::: MATERIAL PROVIDED :::

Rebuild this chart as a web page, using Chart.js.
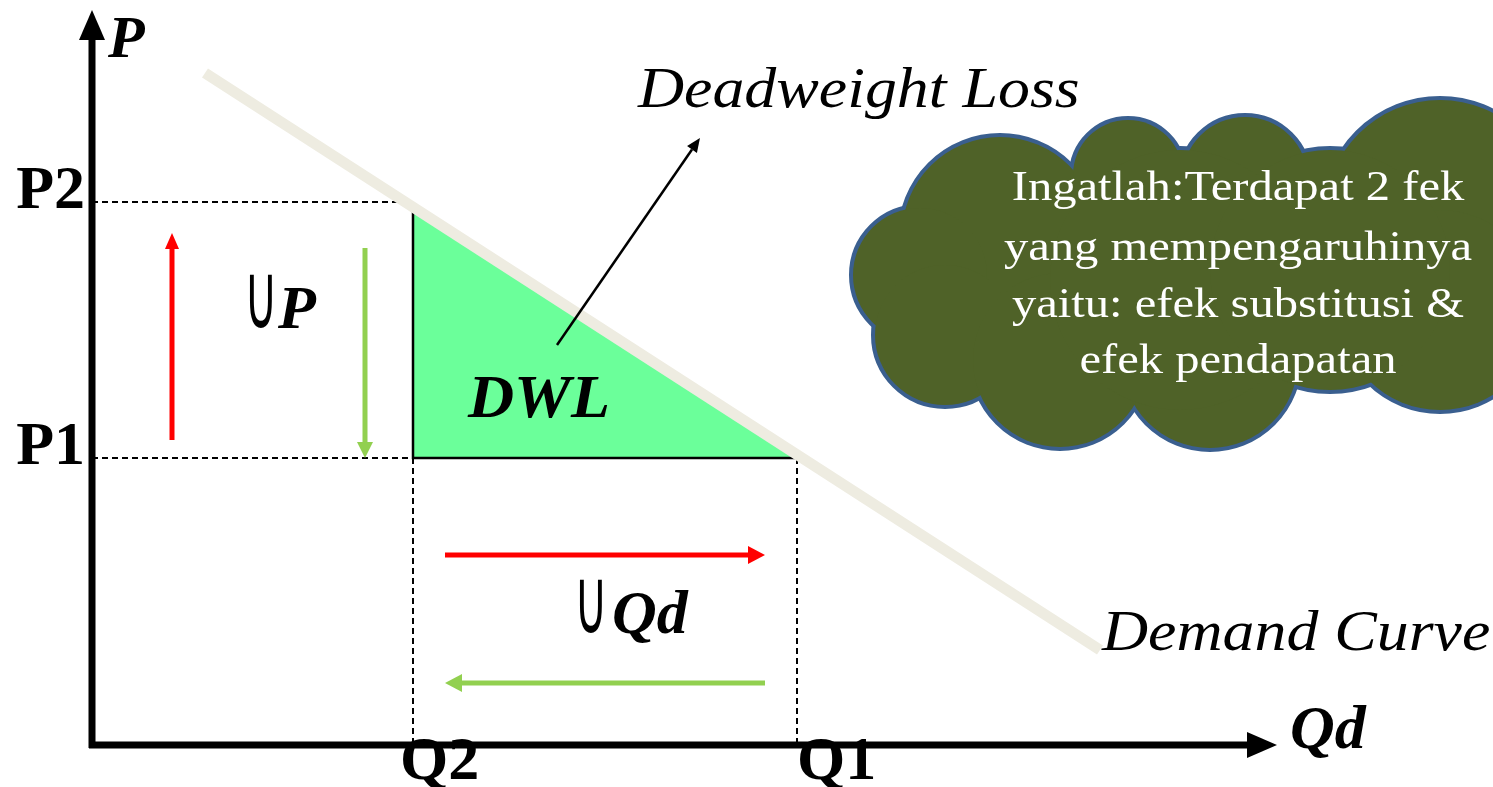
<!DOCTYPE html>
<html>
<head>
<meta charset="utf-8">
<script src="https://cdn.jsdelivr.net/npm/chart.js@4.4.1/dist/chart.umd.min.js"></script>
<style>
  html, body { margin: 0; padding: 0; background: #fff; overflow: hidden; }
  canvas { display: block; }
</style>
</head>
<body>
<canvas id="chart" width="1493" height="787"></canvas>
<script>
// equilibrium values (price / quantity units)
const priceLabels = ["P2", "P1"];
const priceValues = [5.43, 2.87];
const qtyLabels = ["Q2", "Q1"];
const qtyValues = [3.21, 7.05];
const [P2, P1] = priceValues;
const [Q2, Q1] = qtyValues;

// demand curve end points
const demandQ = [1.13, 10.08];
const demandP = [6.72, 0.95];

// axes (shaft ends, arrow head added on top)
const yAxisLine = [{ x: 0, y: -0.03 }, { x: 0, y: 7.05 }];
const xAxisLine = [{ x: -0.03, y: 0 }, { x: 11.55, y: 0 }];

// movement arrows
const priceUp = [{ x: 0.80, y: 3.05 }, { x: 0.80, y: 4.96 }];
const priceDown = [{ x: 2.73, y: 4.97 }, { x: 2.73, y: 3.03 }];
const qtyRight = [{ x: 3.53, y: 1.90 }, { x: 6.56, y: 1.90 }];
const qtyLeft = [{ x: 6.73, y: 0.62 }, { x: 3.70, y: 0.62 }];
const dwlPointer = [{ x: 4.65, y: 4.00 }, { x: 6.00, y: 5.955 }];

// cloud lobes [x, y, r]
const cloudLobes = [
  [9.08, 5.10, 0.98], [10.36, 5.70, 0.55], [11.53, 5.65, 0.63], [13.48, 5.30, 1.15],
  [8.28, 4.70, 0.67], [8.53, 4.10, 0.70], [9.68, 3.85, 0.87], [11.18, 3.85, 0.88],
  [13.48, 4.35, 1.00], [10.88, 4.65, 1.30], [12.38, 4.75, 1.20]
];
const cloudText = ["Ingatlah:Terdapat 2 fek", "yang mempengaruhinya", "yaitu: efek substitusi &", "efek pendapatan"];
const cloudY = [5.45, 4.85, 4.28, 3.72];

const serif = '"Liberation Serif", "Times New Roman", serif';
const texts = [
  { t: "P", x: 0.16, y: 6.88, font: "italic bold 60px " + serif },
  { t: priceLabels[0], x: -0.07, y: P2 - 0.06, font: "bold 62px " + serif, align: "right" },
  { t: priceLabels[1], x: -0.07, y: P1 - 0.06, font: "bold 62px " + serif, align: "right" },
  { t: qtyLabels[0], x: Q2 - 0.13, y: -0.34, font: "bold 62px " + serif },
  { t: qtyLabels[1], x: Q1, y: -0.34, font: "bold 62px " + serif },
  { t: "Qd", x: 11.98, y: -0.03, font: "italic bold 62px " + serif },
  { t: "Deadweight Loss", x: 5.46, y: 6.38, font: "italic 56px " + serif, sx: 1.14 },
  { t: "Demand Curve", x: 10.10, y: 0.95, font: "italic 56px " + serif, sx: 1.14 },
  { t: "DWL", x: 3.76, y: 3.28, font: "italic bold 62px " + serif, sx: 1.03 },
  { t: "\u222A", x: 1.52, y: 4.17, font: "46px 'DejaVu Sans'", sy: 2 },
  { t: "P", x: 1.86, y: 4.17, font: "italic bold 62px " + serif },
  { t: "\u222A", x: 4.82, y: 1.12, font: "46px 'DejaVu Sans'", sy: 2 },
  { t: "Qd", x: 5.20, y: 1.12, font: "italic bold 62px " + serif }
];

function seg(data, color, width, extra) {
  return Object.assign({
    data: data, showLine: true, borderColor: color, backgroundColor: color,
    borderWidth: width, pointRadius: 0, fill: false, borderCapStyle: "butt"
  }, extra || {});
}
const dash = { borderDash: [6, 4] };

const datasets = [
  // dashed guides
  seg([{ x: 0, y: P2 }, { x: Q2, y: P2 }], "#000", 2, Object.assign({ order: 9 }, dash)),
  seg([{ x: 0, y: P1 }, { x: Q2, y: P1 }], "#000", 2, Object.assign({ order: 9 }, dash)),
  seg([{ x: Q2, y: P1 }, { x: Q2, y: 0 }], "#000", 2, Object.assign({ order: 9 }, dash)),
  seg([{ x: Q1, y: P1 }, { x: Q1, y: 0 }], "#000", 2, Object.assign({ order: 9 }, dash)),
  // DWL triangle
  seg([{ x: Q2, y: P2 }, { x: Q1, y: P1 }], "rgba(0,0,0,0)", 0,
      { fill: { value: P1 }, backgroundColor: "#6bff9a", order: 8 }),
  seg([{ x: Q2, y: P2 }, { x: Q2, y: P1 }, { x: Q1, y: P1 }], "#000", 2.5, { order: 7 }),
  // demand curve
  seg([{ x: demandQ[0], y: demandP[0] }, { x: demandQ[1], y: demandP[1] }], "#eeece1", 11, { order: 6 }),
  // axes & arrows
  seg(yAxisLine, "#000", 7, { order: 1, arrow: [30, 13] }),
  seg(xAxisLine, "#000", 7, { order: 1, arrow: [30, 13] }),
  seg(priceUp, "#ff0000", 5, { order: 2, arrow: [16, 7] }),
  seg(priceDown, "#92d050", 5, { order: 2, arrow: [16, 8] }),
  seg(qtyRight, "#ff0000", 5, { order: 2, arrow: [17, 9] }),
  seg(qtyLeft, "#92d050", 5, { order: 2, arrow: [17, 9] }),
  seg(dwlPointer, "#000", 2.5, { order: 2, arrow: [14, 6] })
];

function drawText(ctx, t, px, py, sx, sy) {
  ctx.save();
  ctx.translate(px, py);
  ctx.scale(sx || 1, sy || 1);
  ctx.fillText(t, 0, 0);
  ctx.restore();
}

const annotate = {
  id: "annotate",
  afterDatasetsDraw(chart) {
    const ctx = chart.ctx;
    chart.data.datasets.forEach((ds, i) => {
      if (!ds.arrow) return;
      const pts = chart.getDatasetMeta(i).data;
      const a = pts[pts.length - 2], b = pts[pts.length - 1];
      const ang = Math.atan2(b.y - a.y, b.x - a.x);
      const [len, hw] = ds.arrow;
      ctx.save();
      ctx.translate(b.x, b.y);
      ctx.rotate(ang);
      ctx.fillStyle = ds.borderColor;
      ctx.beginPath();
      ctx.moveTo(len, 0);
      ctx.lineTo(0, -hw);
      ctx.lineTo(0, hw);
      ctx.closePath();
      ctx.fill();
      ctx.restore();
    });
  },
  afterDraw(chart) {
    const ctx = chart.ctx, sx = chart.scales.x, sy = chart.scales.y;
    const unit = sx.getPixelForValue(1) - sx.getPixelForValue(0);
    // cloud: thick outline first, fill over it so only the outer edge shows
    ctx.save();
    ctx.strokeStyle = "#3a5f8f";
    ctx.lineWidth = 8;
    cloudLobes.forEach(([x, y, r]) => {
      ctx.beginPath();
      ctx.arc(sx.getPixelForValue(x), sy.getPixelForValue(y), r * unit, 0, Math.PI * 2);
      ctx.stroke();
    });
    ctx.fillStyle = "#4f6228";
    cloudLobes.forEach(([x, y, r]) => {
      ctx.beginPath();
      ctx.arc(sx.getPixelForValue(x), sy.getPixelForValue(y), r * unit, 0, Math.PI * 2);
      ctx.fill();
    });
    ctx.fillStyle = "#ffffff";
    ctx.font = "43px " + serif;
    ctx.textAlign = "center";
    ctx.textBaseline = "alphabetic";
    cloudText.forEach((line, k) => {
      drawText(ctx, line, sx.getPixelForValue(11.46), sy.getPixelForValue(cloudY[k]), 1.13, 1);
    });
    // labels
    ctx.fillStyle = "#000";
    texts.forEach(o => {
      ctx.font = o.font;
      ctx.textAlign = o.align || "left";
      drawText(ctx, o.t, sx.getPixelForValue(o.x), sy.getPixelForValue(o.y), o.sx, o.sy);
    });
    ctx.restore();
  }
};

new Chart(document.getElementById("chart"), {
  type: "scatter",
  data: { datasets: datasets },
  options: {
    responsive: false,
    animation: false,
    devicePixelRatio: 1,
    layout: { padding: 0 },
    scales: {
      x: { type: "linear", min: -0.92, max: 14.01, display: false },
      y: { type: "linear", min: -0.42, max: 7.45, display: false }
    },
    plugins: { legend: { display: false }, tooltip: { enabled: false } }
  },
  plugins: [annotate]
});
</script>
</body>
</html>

:::

## [REQUIREMENT]
From the first line above to the line containing "const [Q2, Q1] = qtyValues;", repeat each line exactly. Pictures stay out.

## [TASK SOLUTION]
Rebuild this chart as a web page, using Chart.js.
<!DOCTYPE html>
<html>
<head>
<meta charset="utf-8">
<script src="https://cdn.jsdelivr.net/npm/chart.js@4.4.1/dist/chart.umd.min.js"></script>
<style>
  html, body { margin: 0; padding: 0; background: #fff; overflow: hidden; }
  canvas { display: block; }
</style>
</head>
<body>
<canvas id="chart" width="1493" height="787"></canvas>
<script>
// equilibrium values (price / quantity units)
const priceLabels = ["P2", "P1"];
const priceValues = [5.43, 2.87];
const qtyLabels = ["Q2", "Q1"];
const qtyValues = [3.21, 7.05];
const [P2, P1] = priceValues;
const [Q2, Q1] = qtyValues;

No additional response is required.